Argentina, which once boasted an impressive force, has suffered a steep decline since the Falklands War in 1982. Although the Argentine Navy still boasts three German-produced diesel-electric submarines – two Santa Cruz-class (2,250 tons) and one Salta-class (1,250 tons) – these vessels were produced in the 1970s and 1980s, spending a total of 19 hours submerged in 2012 against a minimum requirement of 190 days per year. As such, it is difficult to say how seaworthy Argentina’s submarines truly are today. Although Argentina’s four Almirante Brown-class vessels are categorized as destroyers by the Argentine Navy, their capabilities more closely approximate the frigate classes deployed by Chile, but it has been noted that the crews lack training and much of the ordnance has expired. To round out this aging force, Argentina also possesses nine corvettes of various classes. It must also be noted that, while some of the Argentine Navy is deployed close to the Pacific Rim, the force is also spread thin along Argentina’s Atlantic coast.
The Peruvian Navy, in contrast, is a force to be reckoned with. With six Type-209 diesel-electric submarines, Peru’s submarine fleet is the largest of the Latin American countries on the Pacific Rim. BAP Almirante Grau, the flagship of Peru’s surface fleet, previously served in the Royal Netherlands Navy as a De Zeven Provincien-class guided missile cruiser (12,150 tons). Though massive in comparison to anything fielded by other regional navies, the vessel was acquired by Peru in 1973 and originally entered service in the Netherlands in 1953. Not quite as aged, the Peruvian Navy also employs seven Lupo-class frigates (2,500 tons), and six corvettes (560 tons).

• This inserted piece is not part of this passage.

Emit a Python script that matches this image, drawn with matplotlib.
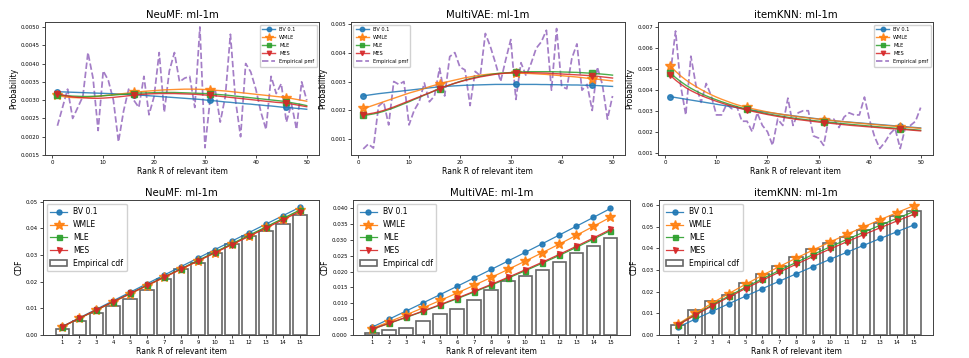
import numpy as np
import matplotlib
matplotlib.use("Agg")
import matplotlib.pyplot as plt
from matplotlib.ticker import FormatStrFormatter

ranks = np.arange(1, 51)
cdf_ranks = np.arange(1, 16)
labels = ["BV 0.1", "WMLE", "MLE", "MES"]
markers = ["o", "*", "s", "v"]
colors = ["C0", "C1", "C2", "C3"]

# all pmf values below are in units of 1e-4
neumf_pmf = [23, 28, 33, 25, 28, 31, 43, 36, 21.7, 38, 35.4, 30, 18.6, 27, 33, 30, 28, 36.5, 26, 31,
             43, 26.7, 38, 43, 35, 36, 36.5, 28, 50, 17, 30, 33, 24, 31, 48, 30, 20, 40, 37.7, 33,
             26.7, 22, 36.5, 31.8, 34.5, 24, 29, 22, 35, 30]
neumf_bv = [32.3, 32.25, 32.2, 32.15, 32.1, 32.05, 32.0, 31.95, 31.9, 31.85, 31.8, 31.75, 31.7, 31.6, 31.55,
            31.5, 31.4, 31.3, 31.2, 31.1, 31.0, 30.9, 30.8, 30.7, 30.6, 30.5, 30.4, 30.3, 30.2, 30.05,
            29.9, 29.8, 29.65, 29.5, 29.4, 29.25, 29.15, 29.0, 28.9, 28.75, 28.65, 28.5, 28.4, 28.25, 28.1,
            28.0, 27.9, 27.75, 27.65, 27.5]
neumf_wmle = [31.3, 31.0, 30.8, 30.7, 30.65, 30.7, 30.8, 30.9, 31.05, 31.2, 31.35, 31.5, 31.65, 31.8, 31.95,
              32.1, 32.25, 32.4, 32.5, 32.6, 32.7, 32.8, 32.85, 32.9, 32.95, 33.0, 33.0, 33.0, 32.95, 32.9,
              32.8, 32.7, 32.6, 32.5, 32.35, 32.2, 32.05, 31.9, 31.75, 31.6, 31.45, 31.3, 31.15, 31.0, 30.85,
              30.7, 30.45, 30.2, 29.95, 29.7]
neumf_mle = [31.5, 31.3, 31.2, 31.1, 31.05, 31.0, 31.0, 31.05, 31.1, 31.2, 31.3, 31.4, 31.5, 31.6, 31.7,
             31.8, 31.9, 31.95, 32.0, 32.05, 32.1, 32.1, 32.1, 32.1, 32.05, 32.0, 31.95, 31.9, 31.85, 31.8,
             31.75, 31.6, 31.5, 31.4, 31.25, 31.1, 30.95, 30.8, 30.65, 30.5, 30.35, 30.2, 30.05, 29.9, 29.75,
             29.6, 29.3, 29.05, 28.8, 28.5]
neumf_mes = [31.8, 31.4, 31.1, 30.9, 30.75, 30.65, 30.55, 30.5, 30.5, 30.55, 30.65, 30.75, 30.9, 31.05, 31.2,
             31.35, 31.5, 31.6, 31.7, 31.75, 31.8, 31.8, 31.8, 31.8, 31.75, 31.7, 31.65, 31.6, 31.5, 31.4,
             31.3, 31.2, 31.05, 30.9, 30.75, 30.6, 30.45, 30.3, 30.15, 30.0, 29.85, 29.7, 29.55, 29.4, 29.3,
             29.2, 28.95, 28.7, 28.45, 28.2]

vae_pmf = [6.7, 8.4, 7.0, 21.5, 23, 15, 30, 29, 30, 15, 20, 23, 29.5, 23, 25, 34.6, 25, 38.6, 40, 35,
           34, 21.7, 33.5, 32, 46.6, 42, 36.3, 30, 37.5, 44.5, 23.8, 36.5, 32, 36.3, 41.5, 43.7, 47.7, 27, 48.3, 28.3,
           27.5, 38, 43, 27, 29, 20, 35, 29, 17, 25]
vae_bv = [25.0, 25.3, 25.55, 25.8, 26.0, 26.2, 26.4, 26.6, 26.8, 27.0, 27.2, 27.4, 27.6, 27.8, 28.0,
          28.15, 28.3, 28.4, 28.5, 28.6, 28.7, 28.75, 28.8, 28.85, 28.9, 28.95, 29.0, 29.0, 29.0, 29.0,
          29.0, 29.0, 29.0, 29.0, 29.0, 28.95, 28.95, 28.9, 28.9, 28.85, 28.85, 28.8, 28.8, 28.75, 28.7,
          28.65, 28.6, 28.5, 28.4, 28.3]
vae_wmle = [20.7, 21.2, 21.8, 22.4, 23.0, 23.6, 24.2, 24.8, 25.4, 26.0, 26.5, 27.0, 27.6, 28.2, 28.7,
            29.2, 29.7, 30.1, 30.5, 30.9, 31.3, 31.6, 31.9, 32.2, 32.4, 32.6, 32.7, 32.8, 32.85, 32.9,
            32.9, 32.85, 32.8, 32.75, 32.65, 32.55, 32.45, 32.3, 32.15, 32.0, 31.85, 31.7, 31.55, 31.35, 31.15,
            31.0, 30.8, 30.6, 30.4, 30.2]
vae_mle = [18.3, 18.5, 18.8, 19.2, 19.7, 20.3, 20.9, 21.6, 22.3, 23.0, 23.8, 24.5, 25.3, 26.0, 26.8,
           27.5, 28.2, 28.8, 29.4, 30.0, 30.5, 31.0, 31.4, 31.8, 32.1, 32.4, 32.7, 32.9, 33.0, 33.1,
           33.2, 33.3, 33.35, 33.4, 33.4, 33.4, 33.4, 33.4, 33.35, 33.3, 33.25, 33.2, 33.15, 33.05, 32.95,
           32.85, 32.7, 32.55, 32.4, 32.2]
vae_mes = [18.6, 18.8, 19.1, 19.5, 20.0, 20.6, 21.2, 21.9, 22.6, 23.3, 24.0, 24.7, 25.4, 26.1, 26.8,
           27.5, 28.2, 28.8, 29.4, 29.9, 30.4, 30.8, 31.2, 31.6, 31.9, 32.2, 32.5, 32.7, 32.9, 33.0,
           33.1, 33.1, 33.1, 33.05, 33.0, 32.95, 32.9, 32.8, 32.7, 32.6, 32.5, 32.4, 32.3, 32.2, 32.1,
           32.0, 31.8, 31.6, 31.4, 31.2]

knn_pmf = [48, 68, 42, 28, 56, 42, 34, 43, 37, 28, 28, 33, 31, 32, 25, 25, 20, 29, 23, 20,
           13.5, 26, 23, 36, 23, 29, 30, 30, 18, 17, 13.5, 26, 26, 22, 27, 29, 28, 28, 36.5, 25.5,
           17.5, 12, 15, 19, 21.5, 12, 22, 23, 25, 31.5]
knn_bv = [36.7, 36.3, 35.9, 35.5, 35.1, 34.7, 34.3, 33.9, 33.5, 33.1, 32.7, 32.3, 31.9, 31.5, 31.1,
          30.7, 30.3, 29.95, 29.6, 29.25, 28.9, 28.55, 28.2, 27.9, 27.6, 27.3, 27.0, 26.7, 26.4, 26.1,
          25.8, 25.5, 25.25, 25.0, 24.8, 24.6, 24.4, 24.2, 24.0, 23.8, 23.6, 23.4, 23.2, 23.0, 22.8,
          22.6, 22.4, 22.2, 22.0, 21.8]
knn_wmle = [51.3, 48.8, 46.6, 44.7, 43.0, 41.5, 40.1, 38.8, 37.6, 36.5, 35.5, 34.6, 33.7, 32.9, 32.2,
            31.6, 31.0, 30.45, 29.95, 29.45, 29.0, 28.6, 28.2, 27.85, 27.5, 27.15, 26.85, 26.55, 26.25, 26.0,
            25.75, 25.5, 25.25, 25.0, 24.75, 24.5, 24.27, 24.05, 23.83, 23.62, 23.41, 23.2, 23.0, 22.8, 22.6,
            22.4, 22.2, 22.0, 21.8, 21.6]
knn_mle = [48.0, 45.8, 43.9, 42.2, 40.7, 39.4, 38.2, 37.1, 36.1, 35.2, 34.3, 33.5, 32.7, 32.0, 31.3,
           30.7, 30.1, 29.55, 29.05, 28.55, 28.1, 27.7, 27.3, 26.9, 26.55, 26.2, 25.9, 25.6, 25.3, 25.05,
           24.8, 24.55, 24.3, 24.05, 23.8, 23.57, 23.35, 23.13, 22.92, 22.71, 22.5, 22.3, 22.1, 21.9, 21.7,
           21.5, 21.3, 21.1, 20.9, 20.7]
knn_mes = [46.8, 44.6, 42.7, 41.0, 39.6, 38.4, 37.3, 36.3, 35.4, 34.5, 33.7, 32.9, 32.2, 31.5, 30.9,
           30.3, 29.75, 29.2, 28.7, 28.2, 27.75, 27.3, 26.9, 26.5, 26.15, 25.8, 25.5, 25.2, 24.9, 24.6,
           24.35, 24.1, 23.85, 23.6, 23.35, 23.1, 22.9, 22.7, 22.5, 22.3, 22.1, 21.9, 21.7, 21.5, 21.35,
           21.2, 21.0, 20.8, 20.6, 20.4]

panels = [
    ("NeuMF: ml-1m", neumf_pmf, [neumf_bv, neumf_wmle, neumf_mle, neumf_mes]),
    ("MultiVAE: ml-1m", vae_pmf, [vae_bv, vae_wmle, vae_mle, vae_mes]),
    ("itemKNN: ml-1m", knn_pmf, [knn_bv, knn_wmle, knn_mle, knn_mes]),
]

top_pos = [[0.0464, 0.567, 0.283, 0.371], [0.362, 0.567, 0.283, 0.371], [0.679, 0.567, 0.284, 0.371]]
bot_pos = [[0.0444, 0.064, 0.285, 0.377], [0.364, 0.064, 0.286, 0.377], [0.680, 0.064, 0.283, 0.377]]
top_ylim = [(0.0015, 0.00513), (0.00046, 0.00505), (0.00089, 0.00722)]
top_yticks = [np.arange(0.0015, 0.00501, 0.0005), np.arange(0.001, 0.00501, 0.001), np.arange(0.001, 0.00701, 0.001)]
top_fmt = ["%.4f", "%.3f", "%.3f"]
top_loc = ["upper right", "upper left", "upper right"]
bot_ylim = [(0, 0.0506), (0, 0.0425), (0, 0.0623)]
bot_yticks = [np.arange(0, 0.0501, 0.01), np.arange(0, 0.0401, 0.005), np.arange(0, 0.0601, 0.01)]
bot_fmt = ["%.2f", "%.3f", "%.2f"]

fig = plt.figure(figsize=(9.69, 3.58), dpi=100)

for i, (title, pmf, curves) in enumerate(panels):
    pmf = np.array(pmf) * 1e-4
    curves = [np.array(c) * 1e-4 for c in curves]

    # top: pmf
    ax = fig.add_axes(top_pos[i])
    for c, lab, m, col in zip(curves, labels, markers, colors):
        ax.plot(ranks, c, marker=m, markevery=15, ms=7.5 if m == "*" else 4,
                lw=1.0, color=col, alpha=0.85, label=lab, zorder=3)
    ax.plot(ranks, pmf, "--", color="C4", lw=1.25, alpha=0.85, label="Empirical pmf", zorder=2)
    ax.set_ylim(*top_ylim[i])
    ax.set_yticks(top_yticks[i])
    ax.yaxis.set_major_formatter(FormatStrFormatter(top_fmt[i]))
    ax.set_xticks([0, 10, 20, 30, 40, 50])
    ax.set_title(title, fontsize=7.3, pad=3)
    ax.set_xlabel("Rank R of relevant item", fontsize=5.5, labelpad=1.5)
    ax.set_ylabel("Probability", fontsize=5.5, labelpad=2)
    ax.tick_params(labelsize=3.9, length=2, width=0.5, pad=1.5)
    for s in ax.spines.values():
        s.set_linewidth(0.7)
        s.set_color("0.25")
    ax.legend(loc=top_loc[i], fontsize=3.6, markerscale=0.8, handlelength=2.6,
              borderpad=0.5, labelspacing=0.6, framealpha=0.9)

    # bottom: cdf
    ax = fig.add_axes(bot_pos[i])
    ax.bar(cdf_ranks, np.cumsum(pmf[:15]), width=0.8, facecolor="white",
           edgecolor="0.4", lw=1.2, label="Empirical cdf", zorder=1)
    for c, lab, m, col in zip(curves, labels, markers, colors):
        ax.plot(cdf_ranks, np.cumsum(c[:15]), marker=m, ms=7 if m == "*" else 3.6,
                lw=0.9, color=col, alpha=0.9, label=lab, zorder=3)
    ax.set_ylim(*bot_ylim[i])
    ax.set_yticks(bot_yticks[i])
    ax.yaxis.set_major_formatter(FormatStrFormatter(bot_fmt[i]))
    ax.set_xticks(cdf_ranks)
    ax.set_title(title, fontsize=7.3, pad=3)
    ax.set_xlabel("Rank R of relevant item", fontsize=5.5, labelpad=1.5)
    ax.set_ylabel("CDF", fontsize=5.5, labelpad=2)
    ax.tick_params(labelsize=3.9, length=2, width=0.5, pad=1.5)
    for s in ax.spines.values():
        s.set_linewidth(0.7)
        s.set_color("0.25")
    ax.legend(loc="upper left", fontsize=5.5, handlelength=2.2, borderpad=0.45,
              labelspacing=0.5, framealpha=0.9)

fig.savefig("out.png", dpi=100)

The remainder of the force, which includes four landing craft and six river gunboats, is intended to defend Peru’s Amazonian waterways rather than its Pacific coast.
The Ecuadorian Navy maintains a respectable force as well. Its lone Type-209 diesel-electric submarine is accompanied by two Cornell-class guided missile frigates (2,500 tons), six Italian-designed Tipo 550-class guided missile corvettes (250 tons), and three fast attack craft. The Colombian Navy is currently undergoing a modernization program, with a view to adding one Donghae-class frigate built in South Korea to its existing fleet of four Almirante Padilla-class frigates (2,100 tons) built in Germany during the 1980s and two Type-209 diesel-electric submarines. Colombia is also currently acquiring three Fassmer-80 off-shore patrol vessels to enhance its defences in the Pacific.
Meanwhile, the maritime capabilities of Guatemala and Nicaragua remain underwhelming in relation to their neighbours. The Guatemalan Navy consists of ten patrol boats of various designs, none of which can project power beyond Guatemala’s coastal waters. Nicaragua maintains a force of eight patrol boats, all of which were obtained from the Soviet Union or North Korea and are in a reportedly poor state of repair.
As NATO seeks to build closer relationships with emerging powers in the Global South, it would be worthwhile to conduct joint maritime activities with Peru and Chile in particular. Though Ecuador also has promising naval assets as previously noted, the regime there has demonstrated an unfriendly attitude toward NATO in recent years. In 2013, as Colombian officials discussed a defence partnership with NATO, Ecuador’s Defence Minister Maria Fernanda Espinosa condemned Colombia’s efforts and discouraged other Latin American neighbours from entertaining any kind of relationship with NATO.